The New York Court of Appeals decision was controversial; it ignited the early 1900s version of a Twitter war, with editorial boards all over the country criticising the ruling. The New York Times wrote that it would encourage “kodakers” (stalkers, similar to “Kodak fiends”) and other members of the “promiscuous lay public” to continue invading people’s privacy, particularly women’s, with impunity. Feeling the public pressure, Justice Denis O’Brien, one of the judges who had concurred with Parker, responded in a Columbia Law Review article, saying that the press and lay public didn’t appreciate the finer points of the law. Like Parker in his opinion, O’Brien stressed that it was incumbent on the legislature, not the courts, to create new rights.
The New York Times wrote that the ruling would encourage “kodakers” (stalkers, similar to “Kodak fiends”) and other members of the “promiscuous lay public” to continue invading people’s privacy, particularly women’s, with impunity.

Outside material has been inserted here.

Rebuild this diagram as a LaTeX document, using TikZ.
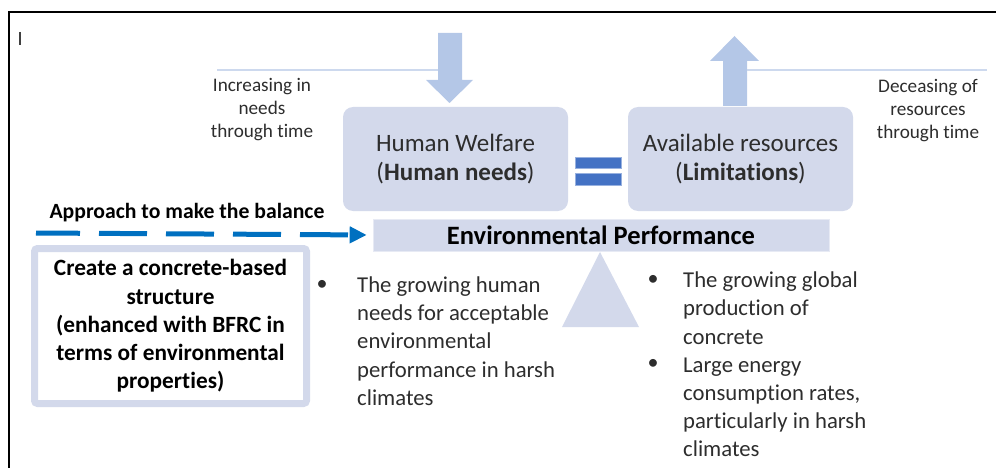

Lawmakers eventually did step into the fray. In its first session after the Roberson decision came down, the New York state legislature passed a law granting citizens a right of privacy – of, not to – , which prohibited companies from using a person’s name or likeness in ads without getting that person’s consent. This was the first time a law related to privacy was passed anywhere in the United States. (Since then, over 600 state and federal laws related to privacy have been passed.) It inspired California to pass a similar law, which was the basis for a 2013 class action lawsuit against Facebook for using users’ names and profile photos to promote products they had “liked” in “Sponsored Stories” without their consent. (Facebook settled the case for $20 million.)
In a beautiful bit of irony, the judge who ruled against Roberson, Chief Justice Alton Parker, suddenly developed a desire for privacy two years after he ruled it didn’t legally exist. In 1904 he ran for president as the Democratic nominee against Theodore Roosevelt. During his campaign, he complained that paparazzi wouldn’t leave him and his family alone. “I reserve the right to put my hand in my pockets, and to assume comfortable attitudes without having to be everlastingly afraid that I shall be snapped by some fellow with a camera,” he wrote in a press release. Abigail Roberson responded to Parker in an open letter published on the front page of The New York Times on July 27, 1904.
“I take this opportunity to remind you that you have no such right as that which you assert,” the then 21-year-old Roberson wrote cheekily. “I have very high authority for my statement, being nothing less than a decision of the Court of Appeals in this State, in which you wrote the prevailing opinion.”
Daniel Kornstein, a New York lawyer who pointed me to this correspondence between Roberson and Parker, argues that the inconsistency in Parker’s feelings reflects the prevailing sexism of the time. Parker didn’t understand that a young girl could be distraught at untoward attention – saying she should be flattered – but in her own shoes, he found he didn’t in fact, appreciate “the compliment implied” by the paparazzi taking photographs of him. He ended up losing the election to Roosevelt in a landslide.
There have been many innovations in privacy law in New York and the United States since the Roberson decision, but New York residents’ control over their images is still limited to instances when those images are used for commercial gain without their consent. In 1955, a judge in the Court of Appeals explicitly stated that “[New York’s right of privacy was] drafted narrowly to encompass only the commercial use of an individual’s name or likeness and no more.” New York’s right of privacy doesn’t even protect victims of “revenge porn,” the posting of explicit images or videos of someone else without their consent. A separate bill had to be introduced in the New York Senate to prevent revenge porn. It is still awaiting a vote.
A legal expert I spoke to in Rochester, Andrew Kloc, explained how despite the passage of the right of privacy law, the Roberson decision “is still with us”: it is used as legal precedent in New York to this day to limit the scope of the right of privacy; as recently as March 2018, it was cited in the dismissal of Lindsay Lohan’s much-publicised lawsuit against Take Two Interactive Software for basing a character in Grand Theft Auto V on her without her consent. Other states’ laws recognise a broader right of privacy. For example, just a year after New York passed its right of privacy law, a judge in Georgia set a legal precedent there to recognise a right of privacy over a person’s image even when the image is not used for commercial gain, when its use merely causes the subject mental distress.
Abigail Roberson’s legal loss ensured that others were protected in ways she wasn’t, but the laws she inspired are limited to traditional images of our faces and in New York still limited to instances where our images are used for commercial gain. These days, digital scans of our faces, or faceprints, are arguably more valuable because they can uniquely identify people. They can unlock cell phones that contain vast stores of personal information. One’s face can verify financial transactions or confirm one’s identity at international airports. Facial recognition technology enables stalkers to de-anonymise women who appear in porn and allows powerful state and non-state actors to identify and threaten protesters. The FBI’s facial recognition database has faceprints of over half the nation’s adults. Facebook’s likely has more.
Yet there is no federal law in the U.S. establishing what can be done with these faceprints. Only Illinois and Texas have state laws specifying that companies need consent before collecting and storing any individual’s faceprints (and other unique biometric information). Washington, the only other state with a biometric privacy law only enforces the consent requirement if a company is using the biometric information for “commercial purposes” and its definition of biometric information currently doesn’t include faceprints.
Unless our lawmakers act to give us more control over our biometric privacy, any one of us might find ourselves to be a twenty-first century Abigail Roberson.